The Massachusetts teachers plan to keep pushing back against high-stakes testing, joining a growing national movement
of parents, teachers, and students. MTA president Madeloni and Morales will both be speaking at the United Opt Out
conference in Florida this January, and Morales notes that Massachusetts Commissioner of Education Mitchell Chester
has already put out a letter acknowledging concerns about overtesting and instructing teachers to provide “alternate educational activities” for students who do not participate in the tests. “Our biggest mission this year is making sure we get kids to opt out of the 3-8 [third through eighth grade]testing because it consumes so much time,” Morales says. “I’m going to continue working really hard to try to shine a light so that the parents can see it, I want a light so bright that it just cannot be ignored on what is going on with their kids.”

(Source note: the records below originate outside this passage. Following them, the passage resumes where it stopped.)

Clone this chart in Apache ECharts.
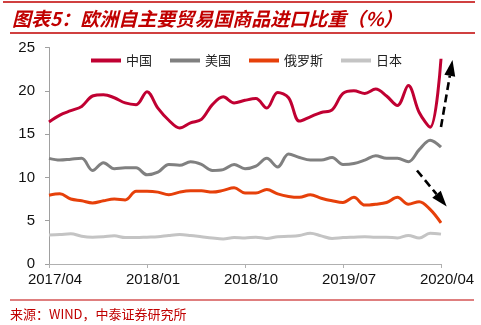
<!DOCTYPE html>
<html><head><meta charset="utf-8">
<script src="https://cdn.jsdelivr.net/npm/echarts@6/dist/echarts.min.js"></script>
<style>html,body{margin:0;padding:0;background:#fff}#c{width:481px;height:325px}</style>
</head><body><div id="c"></div>
<script>
const months = ['2017/04','2017/05','2017/06','2017/07','2017/08','2017/09','2017/10','2017/11','2017/12',
  '2018/01','2018/02','2018/03','2018/04','2018/05','2018/06','2018/07','2018/08','2018/09',
  '2018/10','2018/11','2018/12','2019/01','2019/02','2019/03','2019/04','2019/05','2019/06',
  '2019/07','2019/08','2019/09','2019/10','2019/11','2019/12','2020/01','2020/02','2020/03','2020/04'];
const seriesNames = ['中国','美国','俄罗斯','日本'];
const china  = [16.4,17.2,17.7,18.2,19.4,19.55,19.2,18.6,18.4,19.9,18.0,16.6,15.7,16.3,16.7,18.4,19.3,18.6,18.9,
                19.1,18.0,19.8,19.2,16.5,17.0,17.5,17.8,19.7,20.0,19.7,20.2,19.4,18.3,20.6,17.5,15.8,23.7];
const usa    = [12.2,12.0,12.1,12.2,10.8,11.7,11.0,11.1,11.1,10.3,10.6,11.5,11.4,11.8,11.5,10.8,10.9,11.5,11.0,
                11.3,12.2,11.2,12.7,12.3,12.0,12.0,12.3,11.5,11.6,12.0,12.5,12.2,12.2,11.8,13.2,14.3,13.5];
const russia = [7.95,8.1,7.5,7.3,7.05,7.3,7.5,7.4,8.4,8.4,8.3,8.0,8.3,8.45,8.45,8.3,8.5,8.8,8.2,
                8.2,8.6,8.1,7.8,7.7,8.0,7.6,7.3,7.1,7.7,6.8,6.9,7.1,7.7,6.9,7.2,6.3,4.75];
const japan  = [3.35,3.4,3.5,3.2,3.1,3.15,3.25,3.05,3.05,3.1,3.15,3.3,3.4,3.3,3.15,3.0,2.9,3.05,3.0,
                3.1,2.95,3.15,3.2,3.3,3.55,3.25,2.95,3.05,3.1,3.15,3.1,3.1,3.0,3.3,3.0,3.55,3.45];
const yTicks = [0,5,10,15,20,25];

const colors = ['#C00032','#808080','#E6400A','#C4C4C4'];
const chart = echarts.init(document.getElementById('c'), null, {renderer:'canvas'});

function arrow(x0,y0,x1,y1){
  const dx=x1-x0, dy=y1-y0, L=Math.sqrt(dx*dx+dy*dy), ux=dx/L, uy=dy/L;
  const hl=16, hw=5.5, bx=x1-hl*ux, by=y1-hl*uy, nx=-uy, ny=ux;
  return [
    {type:'line', shape:{x1:x0,y1:y0,x2:bx,y2:by}, style:{stroke:'#000',lineWidth:2.6,lineDash:[8,4.5]}},
    {type:'polygon', shape:{points:[[x1,y1],[bx+hw*nx,by+hw*ny],[bx-hw*nx,by-hw*ny]]}, style:{fill:'#000'}}
  ];
}

const series = [china,usa,russia,japan].map((d,i)=>({
  name: seriesNames[i], type:'line', data:d, symbol:'none', smooth:0.35,
  lineStyle:{width:3, color:colors[i]}, itemStyle:{color:colors[i]}, z: 10-i
}));

chart.setOption({
  animation:false,
  grid:{left:49,right:40,top:47.5,bottom:61,containLabel:false},
  legend:{data:seriesNames,left:86,top:49,icon:'rect',itemWidth:30,itemHeight:4,itemGap:18,
    textStyle:{fontSize:13,color:'#222',fontFamily:'Noto Sans CJK SC'}},
  xAxis:{type:'category',data:months,boundaryGap:false,
    axisLine:{lineStyle:{color:'#B0B0B0',width:1}},
    axisTick:{interval:8,length:4,lineStyle:{color:'#B0B0B0'}},
    axisLabel:{interval:8,fontSize:15,color:'#111',fontFamily:'Liberation Sans',margin:8,padding:[0,0,0,12]},
    splitLine:{show:false}},
  yAxis:{type:'value',min:yTicks[0],max:yTicks[yTicks.length-1],interval:5,
    axisLine:{show:true,lineStyle:{color:'#A0A0A0',width:1}},
    axisTick:{show:true,length:4,lineStyle:{color:'#A0A0A0'}},
    axisLabel:{fontSize:15,color:'#111',fontFamily:'Liberation Sans',margin:14},
    splitLine:{show:false}},
  series:series,
  graphic:[
    {type:'line',shape:{x1:3,y1:2,x2:475,y2:2},style:{stroke:'#C00000',lineWidth:1.5}},
    {type:'line',shape:{x1:10,y1:33,x2:475,y2:33},style:{stroke:'#C00000',lineWidth:1.5}},
    {type:'text',left:12,top:9,style:{text:'图表5：欧洲自主要贸易国商品进口比重（%）',fill:'#C00000',
      font:'italic bold 19px "Noto Sans CJK SC"'}},
    {type:'line',shape:{x1:10,y1:300,x2:474,y2:300},style:{stroke:'#C00000',lineWidth:1.2}},
    {type:'text',left:10,top:308,style:{text:'来源：WIND，中泰证券研究所',fill:'#C00000',
      font:'13px "Noto Sans CJK SC"'}},
    ...arrow(441,127,452.5,60),
    ...arrow(417,170.5,446.7,206.5)
  ]
});
</script></body></html>
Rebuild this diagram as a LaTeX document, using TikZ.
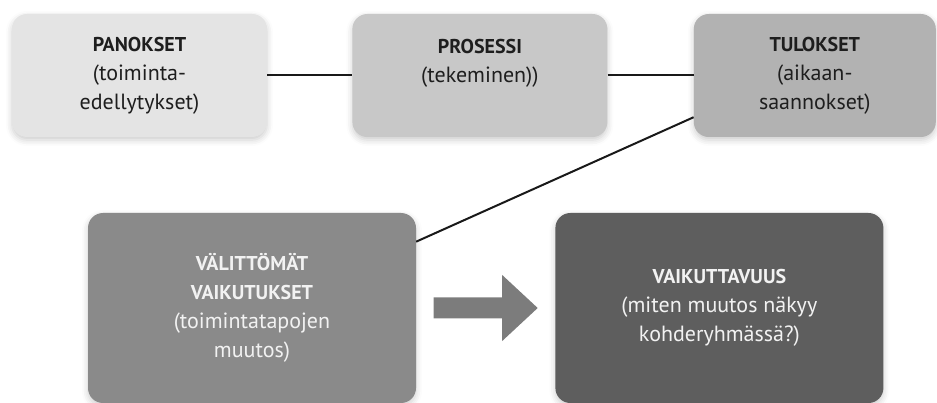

The data walls may be gone, but, Clawson notes, administrators are still focused on testing in a way that dehumanizes students. He points to the instructions teachers at Donahue recently received for their classroom observations, requiring them to have seating charts that include a student’s test scores along with their name, whether they are English-language learners or special education students, and other data clearly marked. “It’s a teacher-only data wall,” Clawson says. It avoids the public shaming but it’s the same kind of focus on this and it’s, the information they want there tells you what matters to administrators. Every time you glance at your seating chart, you’d be reminded of the person’s test scores.”
“One of the biggest things I get from most teachers is that there’s too many initiatives, there’s too much being mandated, so teaching is no longer really teaching,” Morales says. “Now we are more like sweatshop managers walking around with clipboards making sure all the i’s are dotted and all the t’s are crossed, and if they’re not we need to make sure that they are because god forbid they don’t do well on the test, then it makes us look like bad teachers. We’re creating a generation of teachers that are so test-oriented I’m scared they’ll never see the other way. The way that I grew up being taught.”
Morales and Clawson hope that this victory for one teacher will give the union some momentum to expand their fight and encourage more teachers to step forward with their concerns. “I think the message is as abundantly clear as it possibly could be that the time has come to fight back,” Morales says.